AHEAD response to An Bord Snip Nua recommendation to reduce SNA's in the classroom
Press Release: AHEAD is shocked by the recommendation to cut special needs assistants - An Bord Snip Nua does not understand the implications of the recommendation to reduce the number of special needs assistants.
If an Bord Snip Nua had recommended that your child would not be able to learn in school, that she would not learn key skills such as reading and writing and that school would effectively become for her just a babysitting service, that she would be four times less likely to make it to third level, what would you do? How would you feel?
Because this is what will happen to many children with disabilities who could loose their special assistants in the classroom. The NCSE 2006 report estimates that there are 86,083 children with special needs in the education system. This includes many able children with physical and sensory disabilities who learn differently, for example blind children and 64,562 children with specific learning difficulties who use computers and assistive technology to access information and to read and write. In a classroom of over 30 other children these children will not learn equally without appropriate supports which includes SNAs.
The education system for children with disabilities is not ideal and many children are currently being discriminated against in education, for example blind and visually impaired children are four times less likely to go on to higher education than their non disabled brothers and sisters. This is not an ability issue but an issue of an education system that is not designed to include children who learn differently, therefore accommodations and supports have to be added on in order for them to learn. Without the support of the Special Needs Assistant many of these children will not receive an education and will exist on the edge of the classroom becoming a problem for an already over stretched teacher, let us not forget that the class sizes were increased last year.
Yet the Government is clearly committed to mainstreaming and ensuring that all disabled children can go to their local school and the system is improving and changes are being made to include disabled children. The Department of Education and Science has recognised that this means providing supports and accommodations so that disabled children can take part and to exercise their rights to an education which is after all enshrined in the EPSEN ACT 2004 in the Disabilities Act 2005 and in the Equality legislation.
Therefore, it is difficult to understand the thinking behind cuts which target disadvantaged children directly. If the recommended cuts are implemented it will result in disabled children taking a disproportionate brunt of the cutbacks which would not be accepted for other non disabled children. These severe cuts clearly show no understanding at all of what disability is or of the impact of disability in a classroom designed for non disabled children. The system is designed around the child who can learn through reading and writing, by looking at the blackboard, taking down notes etc, so supports are needed to allow the disabled child to learn on any sort of equal footing. Supports such as technology and Special Needs Assistants are not nice luxuries to have in a classroom but are essential to learning and make a profound difference to the ability of the child to read and write. Key decision makers should grasp the fact that with the right teaching and supports these children will do well and reach the same standards as other children.

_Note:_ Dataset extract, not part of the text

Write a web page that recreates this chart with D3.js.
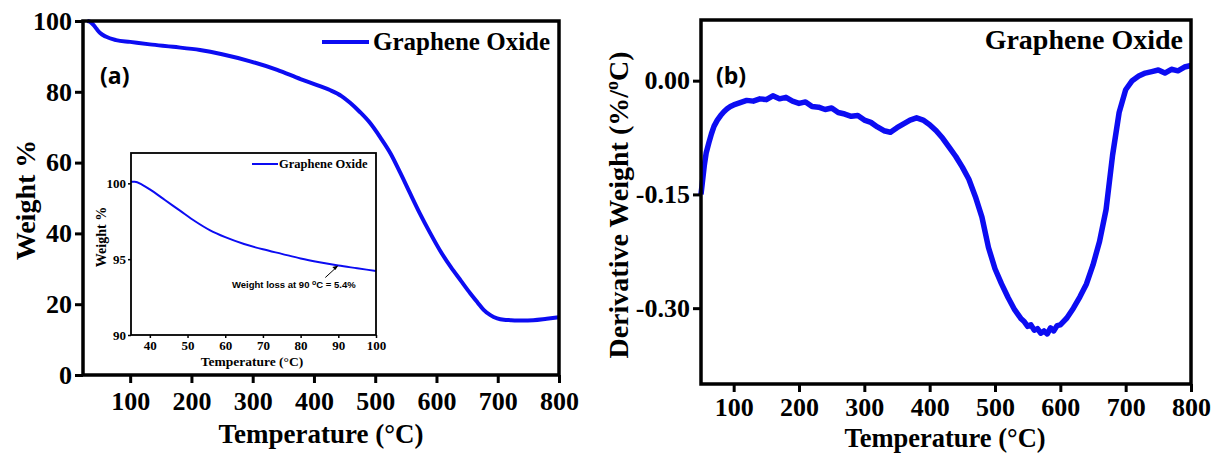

It seems unthinkable to take away 2,000 SNAs at the very time when we are seeing real improvements for children with disabilities and furthermore seeing returns on the significant investment made by the DES in mainstreaming education to date. Over the past five years there has been a steady increase in the numbers of children with disability going on to third level courses across all areas. There are now over 4,000 students with disabilities in higher education which would have been unheard of twenty years ago when the expectation for disabled people was to live on welfare or go to sheltered employment.
We have come a long way from the discriminatory thinking of the past and young people with disabilities now have the same aspirations of careers and lives as anyone else. Do not take this away from them by removing the supports they need to learn and to exercise their rights to be part of the community of a school. We cannot ask these children to carry a disproportionate brunt of a financial crisis in which they had no hand or part in creating. We must protect the rights of all the children of this state to exercise their right to an appropriate education. Otherwise the future is indeed bleak.